The problem:
Scan the data. Collect each line that contains the word "this".

## Begin Data to use

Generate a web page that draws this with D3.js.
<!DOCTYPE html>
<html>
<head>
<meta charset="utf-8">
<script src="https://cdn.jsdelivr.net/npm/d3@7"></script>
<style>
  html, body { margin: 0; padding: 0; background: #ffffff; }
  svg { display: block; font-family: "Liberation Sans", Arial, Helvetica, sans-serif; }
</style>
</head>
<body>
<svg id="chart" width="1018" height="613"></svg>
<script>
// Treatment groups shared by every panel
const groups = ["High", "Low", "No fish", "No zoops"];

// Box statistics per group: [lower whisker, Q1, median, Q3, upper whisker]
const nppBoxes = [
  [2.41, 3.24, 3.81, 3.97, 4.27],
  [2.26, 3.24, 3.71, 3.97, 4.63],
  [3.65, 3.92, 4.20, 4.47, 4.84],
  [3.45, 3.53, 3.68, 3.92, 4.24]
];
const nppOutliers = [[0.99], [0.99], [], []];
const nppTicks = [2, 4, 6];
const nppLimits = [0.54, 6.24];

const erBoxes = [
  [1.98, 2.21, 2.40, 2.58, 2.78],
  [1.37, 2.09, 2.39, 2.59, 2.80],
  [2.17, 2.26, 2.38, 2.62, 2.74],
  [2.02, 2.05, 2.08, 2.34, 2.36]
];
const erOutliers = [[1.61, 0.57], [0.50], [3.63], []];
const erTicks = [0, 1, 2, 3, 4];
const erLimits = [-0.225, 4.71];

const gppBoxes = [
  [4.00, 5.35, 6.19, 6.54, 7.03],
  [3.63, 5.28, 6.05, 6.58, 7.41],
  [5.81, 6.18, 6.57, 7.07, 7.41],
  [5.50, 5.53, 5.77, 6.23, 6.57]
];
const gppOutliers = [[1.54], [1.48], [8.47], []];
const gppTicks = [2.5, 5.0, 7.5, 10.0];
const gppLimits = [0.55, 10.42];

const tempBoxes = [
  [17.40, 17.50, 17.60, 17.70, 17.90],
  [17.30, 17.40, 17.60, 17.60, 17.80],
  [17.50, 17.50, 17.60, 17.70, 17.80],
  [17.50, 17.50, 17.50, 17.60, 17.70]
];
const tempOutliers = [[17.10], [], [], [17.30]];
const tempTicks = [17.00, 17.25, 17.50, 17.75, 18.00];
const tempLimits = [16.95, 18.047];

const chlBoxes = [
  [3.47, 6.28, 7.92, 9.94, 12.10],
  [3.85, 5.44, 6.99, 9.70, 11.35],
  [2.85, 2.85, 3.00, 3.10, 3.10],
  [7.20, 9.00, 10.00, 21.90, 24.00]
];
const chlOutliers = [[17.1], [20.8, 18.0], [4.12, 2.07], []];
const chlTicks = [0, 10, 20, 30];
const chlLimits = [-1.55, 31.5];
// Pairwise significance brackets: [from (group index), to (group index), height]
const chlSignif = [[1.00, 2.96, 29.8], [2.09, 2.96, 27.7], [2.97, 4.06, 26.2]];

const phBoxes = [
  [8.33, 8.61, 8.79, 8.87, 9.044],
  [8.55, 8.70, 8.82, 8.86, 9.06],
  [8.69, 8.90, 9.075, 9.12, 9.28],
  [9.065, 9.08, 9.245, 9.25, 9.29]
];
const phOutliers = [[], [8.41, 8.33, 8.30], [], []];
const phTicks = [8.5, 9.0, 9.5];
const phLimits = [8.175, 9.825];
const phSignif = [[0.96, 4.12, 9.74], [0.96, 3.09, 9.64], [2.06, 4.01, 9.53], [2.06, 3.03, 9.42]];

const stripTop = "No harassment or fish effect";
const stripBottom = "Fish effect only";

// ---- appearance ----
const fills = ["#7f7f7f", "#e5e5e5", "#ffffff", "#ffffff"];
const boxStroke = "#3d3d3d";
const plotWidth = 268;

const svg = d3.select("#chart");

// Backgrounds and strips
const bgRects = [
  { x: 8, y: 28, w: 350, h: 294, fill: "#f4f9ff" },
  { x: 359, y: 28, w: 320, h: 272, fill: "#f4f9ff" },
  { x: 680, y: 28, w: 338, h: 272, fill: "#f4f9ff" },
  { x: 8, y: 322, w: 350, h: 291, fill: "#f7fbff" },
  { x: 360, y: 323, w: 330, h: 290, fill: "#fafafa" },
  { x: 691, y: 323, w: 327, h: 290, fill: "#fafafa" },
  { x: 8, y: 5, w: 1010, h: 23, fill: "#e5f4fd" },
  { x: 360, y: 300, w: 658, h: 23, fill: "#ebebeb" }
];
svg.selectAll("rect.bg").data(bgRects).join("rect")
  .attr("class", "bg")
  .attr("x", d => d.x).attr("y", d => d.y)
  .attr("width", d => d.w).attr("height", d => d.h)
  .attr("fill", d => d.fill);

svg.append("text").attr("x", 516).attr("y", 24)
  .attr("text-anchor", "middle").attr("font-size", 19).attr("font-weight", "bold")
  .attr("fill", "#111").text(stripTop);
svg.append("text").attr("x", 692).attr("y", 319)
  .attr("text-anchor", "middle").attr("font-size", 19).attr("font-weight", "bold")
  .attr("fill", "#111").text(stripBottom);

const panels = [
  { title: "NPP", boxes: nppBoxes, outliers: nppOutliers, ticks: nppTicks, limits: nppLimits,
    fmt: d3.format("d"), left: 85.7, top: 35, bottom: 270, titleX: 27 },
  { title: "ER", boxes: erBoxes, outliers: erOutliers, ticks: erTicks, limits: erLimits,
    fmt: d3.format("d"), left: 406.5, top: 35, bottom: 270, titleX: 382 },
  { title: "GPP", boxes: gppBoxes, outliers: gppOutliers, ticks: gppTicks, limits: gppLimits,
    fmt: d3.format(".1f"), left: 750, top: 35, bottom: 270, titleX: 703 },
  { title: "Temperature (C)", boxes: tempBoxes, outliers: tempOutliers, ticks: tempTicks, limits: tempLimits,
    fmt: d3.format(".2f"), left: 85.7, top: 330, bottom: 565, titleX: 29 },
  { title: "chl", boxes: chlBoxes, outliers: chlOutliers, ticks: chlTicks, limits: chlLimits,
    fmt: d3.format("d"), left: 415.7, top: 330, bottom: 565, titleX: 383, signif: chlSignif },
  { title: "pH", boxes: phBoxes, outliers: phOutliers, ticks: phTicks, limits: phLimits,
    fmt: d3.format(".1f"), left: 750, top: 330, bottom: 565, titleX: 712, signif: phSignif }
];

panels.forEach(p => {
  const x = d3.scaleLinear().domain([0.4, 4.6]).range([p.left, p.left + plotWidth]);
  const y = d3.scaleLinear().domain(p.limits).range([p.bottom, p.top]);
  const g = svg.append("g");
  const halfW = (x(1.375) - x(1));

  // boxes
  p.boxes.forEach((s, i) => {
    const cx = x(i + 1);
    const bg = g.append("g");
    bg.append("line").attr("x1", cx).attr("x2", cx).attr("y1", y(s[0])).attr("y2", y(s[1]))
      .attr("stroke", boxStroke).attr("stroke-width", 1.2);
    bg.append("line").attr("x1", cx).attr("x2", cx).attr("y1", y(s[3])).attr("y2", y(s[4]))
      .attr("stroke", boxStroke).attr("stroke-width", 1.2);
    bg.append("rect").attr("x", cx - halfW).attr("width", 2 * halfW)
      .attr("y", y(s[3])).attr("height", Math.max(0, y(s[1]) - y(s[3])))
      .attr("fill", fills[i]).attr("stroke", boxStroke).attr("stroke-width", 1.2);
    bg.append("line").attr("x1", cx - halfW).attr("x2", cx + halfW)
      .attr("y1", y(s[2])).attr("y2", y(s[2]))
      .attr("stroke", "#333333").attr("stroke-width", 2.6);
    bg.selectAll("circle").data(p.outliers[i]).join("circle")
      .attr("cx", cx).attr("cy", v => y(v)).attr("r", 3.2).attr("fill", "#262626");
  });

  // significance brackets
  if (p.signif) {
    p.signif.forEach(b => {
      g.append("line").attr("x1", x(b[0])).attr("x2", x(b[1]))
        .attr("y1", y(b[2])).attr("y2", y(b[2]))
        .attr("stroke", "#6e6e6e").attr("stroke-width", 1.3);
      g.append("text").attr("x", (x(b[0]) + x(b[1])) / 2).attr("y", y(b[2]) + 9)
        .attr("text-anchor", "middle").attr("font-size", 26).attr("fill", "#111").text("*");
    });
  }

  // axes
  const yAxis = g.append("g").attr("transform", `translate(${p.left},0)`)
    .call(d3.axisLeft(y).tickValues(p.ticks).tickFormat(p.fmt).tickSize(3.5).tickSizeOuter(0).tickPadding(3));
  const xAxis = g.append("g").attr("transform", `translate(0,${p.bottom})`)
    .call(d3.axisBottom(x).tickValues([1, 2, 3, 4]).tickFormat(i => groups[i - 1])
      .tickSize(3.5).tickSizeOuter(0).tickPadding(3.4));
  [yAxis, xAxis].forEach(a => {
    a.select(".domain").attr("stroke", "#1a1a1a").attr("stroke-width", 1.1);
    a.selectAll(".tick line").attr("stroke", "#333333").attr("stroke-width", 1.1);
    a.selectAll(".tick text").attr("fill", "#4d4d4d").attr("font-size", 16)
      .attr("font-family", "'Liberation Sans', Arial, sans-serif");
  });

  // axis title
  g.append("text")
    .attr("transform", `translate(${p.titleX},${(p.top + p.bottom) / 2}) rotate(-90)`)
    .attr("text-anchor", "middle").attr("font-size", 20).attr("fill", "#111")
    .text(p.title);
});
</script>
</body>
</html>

## End Data to use
## Begin Data to use

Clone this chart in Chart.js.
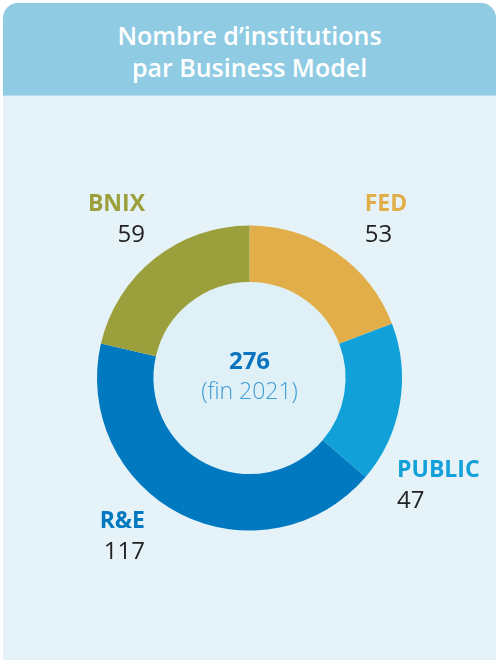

## End Data to use
## Begin Data to use

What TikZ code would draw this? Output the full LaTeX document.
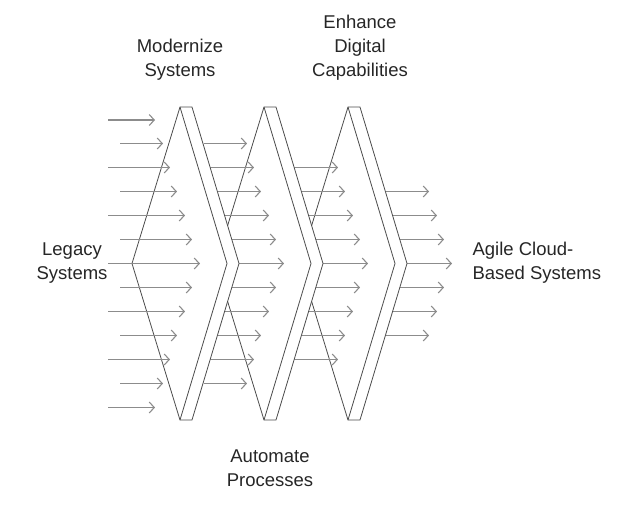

## End Data to use

Written response:
Generate a web page that draws this with D3.js.
Clone this chart in Chart.js.
What TikZ code would draw this? Output the full LaTeX document.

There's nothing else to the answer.